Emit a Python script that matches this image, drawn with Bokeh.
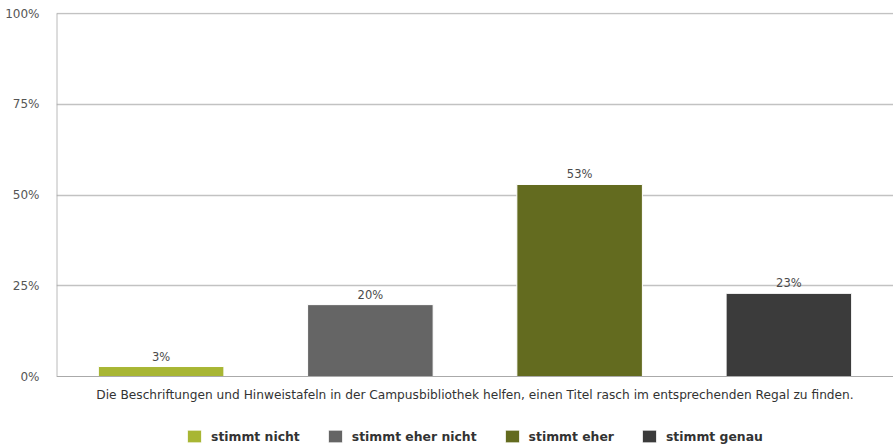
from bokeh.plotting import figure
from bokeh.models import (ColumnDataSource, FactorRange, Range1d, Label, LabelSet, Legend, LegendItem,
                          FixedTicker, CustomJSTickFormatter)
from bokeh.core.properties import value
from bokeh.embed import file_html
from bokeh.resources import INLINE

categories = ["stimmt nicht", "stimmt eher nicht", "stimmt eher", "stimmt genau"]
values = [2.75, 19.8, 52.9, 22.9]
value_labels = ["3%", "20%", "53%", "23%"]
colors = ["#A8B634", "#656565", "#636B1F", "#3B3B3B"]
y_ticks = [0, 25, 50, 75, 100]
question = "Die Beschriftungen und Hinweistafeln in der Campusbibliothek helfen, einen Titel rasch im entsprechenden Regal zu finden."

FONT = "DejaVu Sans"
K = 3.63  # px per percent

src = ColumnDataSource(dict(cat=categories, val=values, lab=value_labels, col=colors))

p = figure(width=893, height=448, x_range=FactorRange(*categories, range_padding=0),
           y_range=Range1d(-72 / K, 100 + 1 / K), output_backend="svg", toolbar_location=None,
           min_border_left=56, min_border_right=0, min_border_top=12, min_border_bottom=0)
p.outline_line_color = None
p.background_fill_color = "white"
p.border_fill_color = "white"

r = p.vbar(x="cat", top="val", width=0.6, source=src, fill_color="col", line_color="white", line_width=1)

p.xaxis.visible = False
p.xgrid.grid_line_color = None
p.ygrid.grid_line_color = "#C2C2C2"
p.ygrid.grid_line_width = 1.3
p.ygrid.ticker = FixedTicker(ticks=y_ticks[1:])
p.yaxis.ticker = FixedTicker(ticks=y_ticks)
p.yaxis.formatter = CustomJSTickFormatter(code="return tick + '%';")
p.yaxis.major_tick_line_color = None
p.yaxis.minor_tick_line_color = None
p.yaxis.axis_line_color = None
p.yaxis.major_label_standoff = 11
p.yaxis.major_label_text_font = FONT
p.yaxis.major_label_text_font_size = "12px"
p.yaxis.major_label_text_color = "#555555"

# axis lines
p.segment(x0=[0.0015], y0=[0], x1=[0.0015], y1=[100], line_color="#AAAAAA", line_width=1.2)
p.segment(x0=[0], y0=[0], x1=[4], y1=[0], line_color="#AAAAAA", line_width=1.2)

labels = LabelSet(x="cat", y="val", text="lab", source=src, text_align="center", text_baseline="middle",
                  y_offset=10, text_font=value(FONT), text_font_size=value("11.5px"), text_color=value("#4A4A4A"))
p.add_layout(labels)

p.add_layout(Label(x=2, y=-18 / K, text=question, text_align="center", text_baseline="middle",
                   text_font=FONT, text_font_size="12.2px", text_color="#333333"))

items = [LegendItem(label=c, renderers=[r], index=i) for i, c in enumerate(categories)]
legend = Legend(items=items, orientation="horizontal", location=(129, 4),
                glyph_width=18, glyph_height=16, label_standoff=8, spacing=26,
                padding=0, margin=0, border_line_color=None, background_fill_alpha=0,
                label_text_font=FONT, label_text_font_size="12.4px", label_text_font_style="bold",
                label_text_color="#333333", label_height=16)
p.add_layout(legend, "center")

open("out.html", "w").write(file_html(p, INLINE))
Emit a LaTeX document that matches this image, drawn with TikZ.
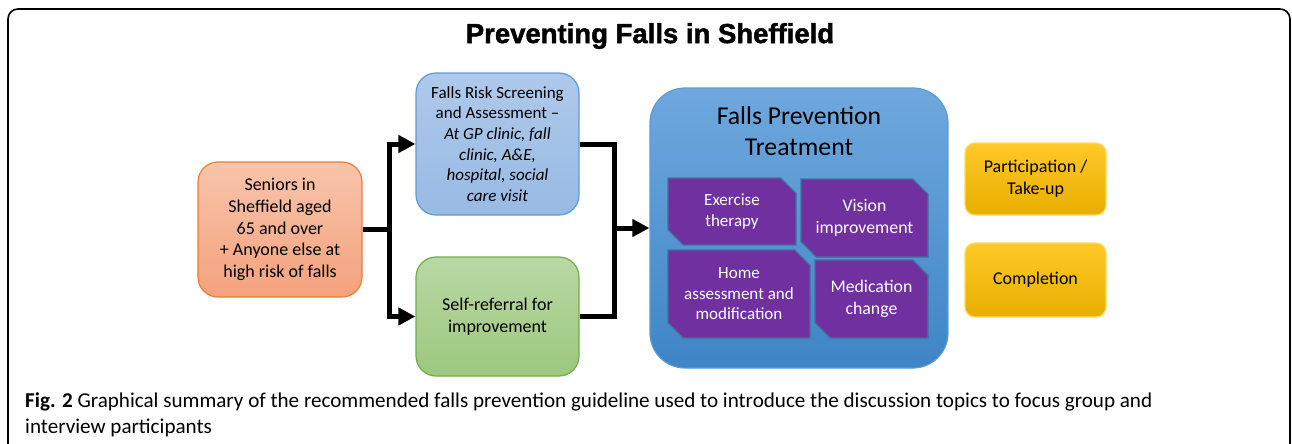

::::::::::

● Problem details:
Please take the lines from the beginning of the data above through the line holding "from bokeh.resources import INLINE" and transcribe them exactly, without any pictures.

● Output for this task:
Emit a Python script that matches this image, drawn with Bokeh.
from bokeh.plotting import figure
from bokeh.models import (ColumnDataSource, FactorRange, Range1d, Label, LabelSet, Legend, LegendItem,
                          FixedTicker, CustomJSTickFormatter)
from bokeh.core.properties import value
from bokeh.embed import file_html
from bokeh.resources import INLINE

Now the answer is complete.